だいたい評価に困る時って、上司より部下の評価のほうが高いケースです。上司と部下の両方が具体的な数字をもって話をするのが、行動評価においては必要かなと思います。
——なるほど。先ほどお話しいただいたように、期の始めで「このぐらいやってほしい」という期待値をあらかじめ伝えているから、最終的にできたかどうかのすり合わせで認識のズレが生まれにくいんですね。
竹野:そうです。それが一番大事ですね。部下もどの方向にどれぐらいのペースで走ればいいかがわかっていないので、まずそれをちゃんと伝える。辻褄合わせであったり、整合性がなかったりすると納得感がないので、年初に伝えた期待値に対して、年度末での着地がどうだったかをはっきりさせておくのは、すごく大事ですね。
本にもちょっと書いたんでが、箱根駅伝のイメージなんです。監督は車に乗って伴走して、「20秒遅れているぞ!」とか「良いペースだ!」とか、声をかけているじゃないですか。期中での人事評価の面談はあのイメージなんです。
部下の給料の話をタブー視してはいけない
——書籍の中では、マネージャーは部下の給料の話をタブー視しないことが大事だとおっしゃっていましたが、そのあたりをおうがかいしてもいいですか?
竹野:はい。私は人事規程とかを引っ張り出してきて、「今、月給いくらだよね?」っていう話をするんですよ。
うちの会社は評価によって給与がどのくらい上がるのか全部ガラス張りなので「今年例えばS評価だったら、来年2万円上がるじゃん」とか言います。実は本人もあんまりよくわかっていないケースがあって、「ボーナスでA評価とS評価だといくら違うか知ってる?」とか聞くと、「いやぁ、よく見ていないです」みたいな。
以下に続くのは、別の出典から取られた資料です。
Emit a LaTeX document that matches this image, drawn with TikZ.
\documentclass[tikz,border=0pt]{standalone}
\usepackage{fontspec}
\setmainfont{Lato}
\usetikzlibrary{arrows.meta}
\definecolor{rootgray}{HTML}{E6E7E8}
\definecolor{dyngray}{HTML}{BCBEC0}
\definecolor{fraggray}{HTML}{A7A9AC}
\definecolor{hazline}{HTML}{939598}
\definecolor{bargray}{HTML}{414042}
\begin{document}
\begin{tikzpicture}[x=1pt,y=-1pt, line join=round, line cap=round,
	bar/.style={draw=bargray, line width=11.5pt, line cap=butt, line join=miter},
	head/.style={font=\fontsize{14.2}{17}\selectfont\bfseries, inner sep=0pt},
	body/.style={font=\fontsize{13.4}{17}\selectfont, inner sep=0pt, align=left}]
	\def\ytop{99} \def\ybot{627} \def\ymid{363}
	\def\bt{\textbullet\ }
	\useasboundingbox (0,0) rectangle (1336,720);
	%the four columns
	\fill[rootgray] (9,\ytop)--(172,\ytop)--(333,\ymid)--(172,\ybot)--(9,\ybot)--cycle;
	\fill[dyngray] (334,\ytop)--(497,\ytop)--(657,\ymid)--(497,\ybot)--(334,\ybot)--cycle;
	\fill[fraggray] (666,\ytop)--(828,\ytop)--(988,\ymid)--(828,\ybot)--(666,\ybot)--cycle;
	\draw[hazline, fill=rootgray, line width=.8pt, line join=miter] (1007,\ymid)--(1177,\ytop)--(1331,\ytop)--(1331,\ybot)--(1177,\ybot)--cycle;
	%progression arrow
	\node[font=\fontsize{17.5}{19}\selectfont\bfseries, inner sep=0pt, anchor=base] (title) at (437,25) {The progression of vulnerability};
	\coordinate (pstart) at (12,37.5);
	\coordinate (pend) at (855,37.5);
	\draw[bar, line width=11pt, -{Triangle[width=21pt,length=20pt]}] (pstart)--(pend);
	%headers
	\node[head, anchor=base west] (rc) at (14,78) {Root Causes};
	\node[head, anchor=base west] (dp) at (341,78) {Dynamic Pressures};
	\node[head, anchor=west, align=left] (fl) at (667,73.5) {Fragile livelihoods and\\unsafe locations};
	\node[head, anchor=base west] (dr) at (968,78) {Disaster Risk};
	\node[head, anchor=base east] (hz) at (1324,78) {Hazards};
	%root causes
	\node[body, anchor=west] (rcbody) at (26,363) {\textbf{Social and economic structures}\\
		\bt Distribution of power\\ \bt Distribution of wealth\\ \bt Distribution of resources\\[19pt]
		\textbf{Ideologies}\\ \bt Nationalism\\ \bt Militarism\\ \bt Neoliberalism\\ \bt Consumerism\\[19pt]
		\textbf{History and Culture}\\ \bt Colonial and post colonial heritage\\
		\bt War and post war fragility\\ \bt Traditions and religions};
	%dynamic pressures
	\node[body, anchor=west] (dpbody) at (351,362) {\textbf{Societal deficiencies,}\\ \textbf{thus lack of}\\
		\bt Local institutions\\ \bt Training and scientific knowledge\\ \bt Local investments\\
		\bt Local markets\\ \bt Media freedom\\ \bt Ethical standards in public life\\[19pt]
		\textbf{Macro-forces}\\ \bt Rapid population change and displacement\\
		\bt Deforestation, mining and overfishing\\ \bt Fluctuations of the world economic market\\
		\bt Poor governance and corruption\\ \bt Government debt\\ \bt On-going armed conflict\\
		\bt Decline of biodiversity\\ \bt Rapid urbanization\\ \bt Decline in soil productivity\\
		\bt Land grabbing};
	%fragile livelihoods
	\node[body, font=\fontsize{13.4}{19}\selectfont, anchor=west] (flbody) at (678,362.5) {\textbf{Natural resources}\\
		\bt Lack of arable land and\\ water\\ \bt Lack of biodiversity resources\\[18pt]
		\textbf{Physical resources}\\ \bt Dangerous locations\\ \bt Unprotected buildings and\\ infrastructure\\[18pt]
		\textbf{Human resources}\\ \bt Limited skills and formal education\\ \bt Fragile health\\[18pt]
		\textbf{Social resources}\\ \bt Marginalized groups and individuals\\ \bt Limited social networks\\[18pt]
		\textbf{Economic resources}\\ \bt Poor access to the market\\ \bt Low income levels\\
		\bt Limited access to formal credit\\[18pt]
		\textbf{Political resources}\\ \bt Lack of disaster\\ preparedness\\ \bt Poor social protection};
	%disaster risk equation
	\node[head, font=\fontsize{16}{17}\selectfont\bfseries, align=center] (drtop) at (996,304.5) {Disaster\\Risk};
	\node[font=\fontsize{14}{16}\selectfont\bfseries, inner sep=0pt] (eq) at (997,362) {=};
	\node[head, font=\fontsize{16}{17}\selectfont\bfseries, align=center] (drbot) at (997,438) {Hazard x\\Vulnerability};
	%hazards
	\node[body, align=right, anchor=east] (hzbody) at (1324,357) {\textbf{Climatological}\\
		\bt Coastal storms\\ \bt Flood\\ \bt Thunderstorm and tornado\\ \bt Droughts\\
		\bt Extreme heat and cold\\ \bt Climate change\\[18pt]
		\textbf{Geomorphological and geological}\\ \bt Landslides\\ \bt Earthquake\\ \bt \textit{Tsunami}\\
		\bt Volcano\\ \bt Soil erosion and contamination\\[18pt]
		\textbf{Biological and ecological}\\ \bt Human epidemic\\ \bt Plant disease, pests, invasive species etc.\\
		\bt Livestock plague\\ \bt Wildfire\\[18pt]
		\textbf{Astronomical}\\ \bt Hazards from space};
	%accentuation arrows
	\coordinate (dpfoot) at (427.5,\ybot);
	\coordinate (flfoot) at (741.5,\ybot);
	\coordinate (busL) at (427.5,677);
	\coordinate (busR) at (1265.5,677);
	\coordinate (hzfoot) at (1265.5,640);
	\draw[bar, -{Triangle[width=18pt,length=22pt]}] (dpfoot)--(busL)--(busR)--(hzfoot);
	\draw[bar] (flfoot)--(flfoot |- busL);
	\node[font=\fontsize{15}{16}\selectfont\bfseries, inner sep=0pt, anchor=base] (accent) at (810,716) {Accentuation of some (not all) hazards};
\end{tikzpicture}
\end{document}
「これだけ違うんだよ。これぐらい上がったらどう?」「いや、めちゃくちゃうれしいですね」「でしょう? じゃあ、がんばろうよ」みたいな対話をしています。
その対話の中で、部下は「自分の処遇についてもすごく興味を持ってくれているな」って感じるはずなんですよね。日本人ってお金の話を避けがちですけど、私はけっこうダイレクトに言いますね。
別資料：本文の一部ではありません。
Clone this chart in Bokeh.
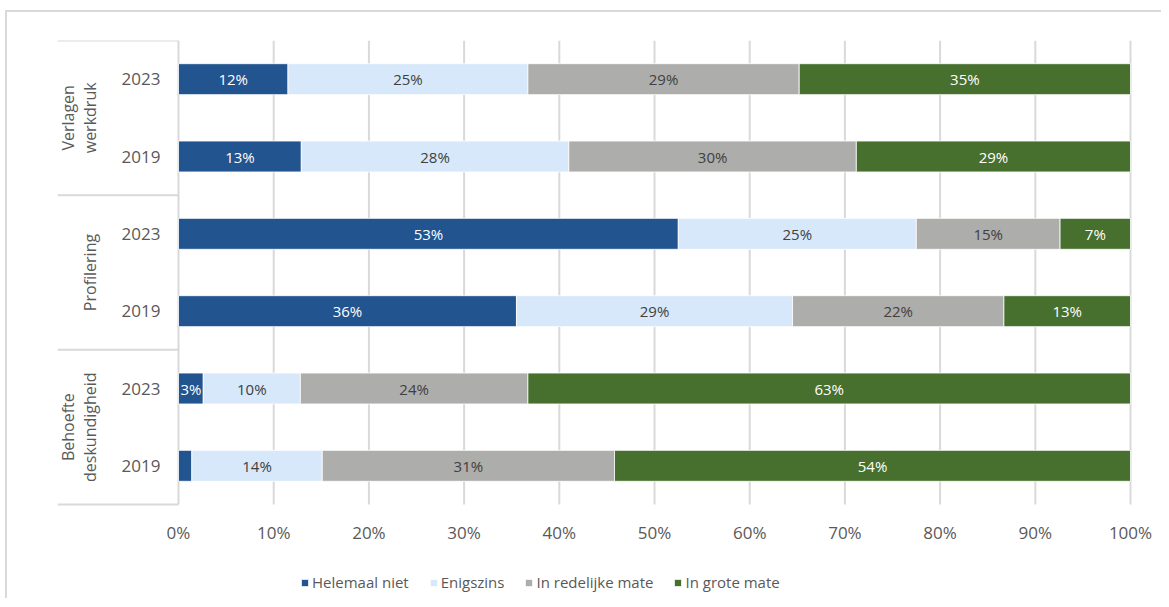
import math
from bokeh.plotting import figure
from bokeh.models import Range1d, Legend, LegendItem, ColumnDataSource
from bokeh.core.properties import value
from bokeh.embed import file_html
from bokeh.resources import INLINE

# ---- data ----
groups = ["Verlagen\nwerkdruk", "Profilering", "Behoefte\ndeskundigheid"]
years = ["2023", "2019", "2023", "2019", "2023", "2019"]
series_names = ["Helemaal niet", "Enigszins", "In redelijke mate", "In grote mate"]
helemaal_niet = [11.5, 12.9, 52.5, 35.5, 2.6, 1.4]
enigszins = [25.2, 28.1, 25.0, 29.0, 10.2, 13.7]
redelijke_mate = [28.5, 30.2, 15.1, 22.2, 23.9, 30.7]
grote_mate = [34.8, 28.8, 7.4, 13.3, 63.3, 54.2]
x_ticks = [0, 10, 20, 30, 40, 50, 60, 70, 80, 90, 100]
x_tick_labels = ["0%", "10%", "20%", "30%", "40%", "50%", "60%", "70%", "80%", "90%", "100%"]

colors = ["#22548F", "#D7E8FB", "#ADADAB", "#476F2E"]
label_colors = ["#FFFFFF", "#404040", "#404040", "#FFFFFF"]
FONT = "Open Sans"
TXT = "#595959"
GRID = "#D9D9D9"

n = len(years)
ys = [n - 0.5 - i for i in range(n)]

FRAME_H = 558
UNIT_PX = 464 / n
y_start = n - FRAME_H / UNIT_PX

p = figure(
    frame_width=1103, frame_height=FRAME_H,
    min_border_left=50, min_border_right=1, min_border_top=28, min_border_bottom=0,
    x_range=Range1d(-12.71, 103.15), y_range=Range1d(y_start, n),
    x_axis_location=None, y_axis_location=None,
    toolbar_location=None, output_backend="svg",
    outline_line_color=None,
)
p.styles = {"margin-left": "5px", "margin-top": "10px",
            "border-left": "2px solid #d9d9d9", "border-top": "2px solid #d9d9d9"}
p.xgrid.grid_line_color = None
p.ygrid.grid_line_color = None

# value gridlines (0..100 %) spanning the category rows
p.segment(x0=x_ticks, x1=x_ticks, y0=[0] * len(x_ticks), y1=[n] * len(x_ticks),
          line_color=GRID, line_width=2)

# value tick labels
p.text(x=x_ticks, y=[-0.362] * len(x_ticks), text=x_tick_labels,
       text_align="center", text_baseline="middle", text_font=value(FONT),
       text_font_size="17px", text_color=TXT)

# bars
all_series = [helemaal_niet, enigszins, redelijke_mate, grote_mate]
left = [0.0] * n
items = []
lab_x, lab_y, lab_t, lab_c = [], [], [], []
for k, vals in enumerate(all_series):
    right = [l + v for l, v in zip(left, vals)]
    src = ColumnDataSource(dict(y=ys, left=left, right=right))
    r = p.hbar(y="y", left="left", right="right", height=0.4, source=src,
               fill_color=colors[k], line_color="white", line_width=0.8)
    items.append(LegendItem(label=series_names[k], renderers=[r]))
    for i, v in enumerate(vals):
        if v >= 2:
            lab_x.append(left[i] + v / 2)
            lab_y.append(ys[i])
            lab_t.append(f"{math.floor(v + 0.5)}%")
            lab_c.append(label_colors[k])
    left = right

p.text(x=lab_x, y=lab_y, text=lab_t, text_color=lab_c, text_align="center",
       text_baseline="middle", text_font=value(FONT), text_font_size="15px")

# category axis (years)
p.text(x=[-1.9] * n, y=ys, text=years, text_align="right", text_baseline="middle",
       text_font=value(FONT), text_font_size="17px", text_color=TXT)

# group labels
ng = len(groups)
gy = [n - (2 * g + 1) for g in range(ng)]
p.text(x=[-8.1] * ng, y=gy, text=groups, angle=math.pi / 2, text_align="center",
       text_baseline="bottom", text_font=value(FONT), text_font_size="16px",
       text_color=TXT, text_line_height=1.0)

# group separators
sep_y = [n - 2 * g for g in range(ng + 1)]
p.segment(x0=[-12.71] * len(sep_y), x1=[0] * len(sep_y), y0=sep_y, y1=sep_y,
          line_color=GRID, line_width=2)

legend = Legend(items=items, orientation="horizontal", location=(243, 6),
                glyph_width=9, glyph_height=9, label_standoff=3, spacing=20,
                padding=0, margin=0, border_line_color=None,
                background_fill_alpha=0,
                label_text_font=FONT, label_text_font_size="15px",
                label_text_color=TXT)
p.add_layout(legend)

open("out.html", "w").write(file_html(p, INLINE))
例えば「お子さんがこの大学に入って、お金かかるよね」というところから、「じゃあ、給料を上げようぜ」みたいな話をして。「来年に昇進はまだ厳しいかもしれないけど、再来年はトライできるから、そのためには今年はここまで持っていったほうがいいんじゃない?」「そうすると再来年にはこれぐらい給料が上がる可能性は十分あるので、これを目指そうよ」みたいな感じでよく話していましたね。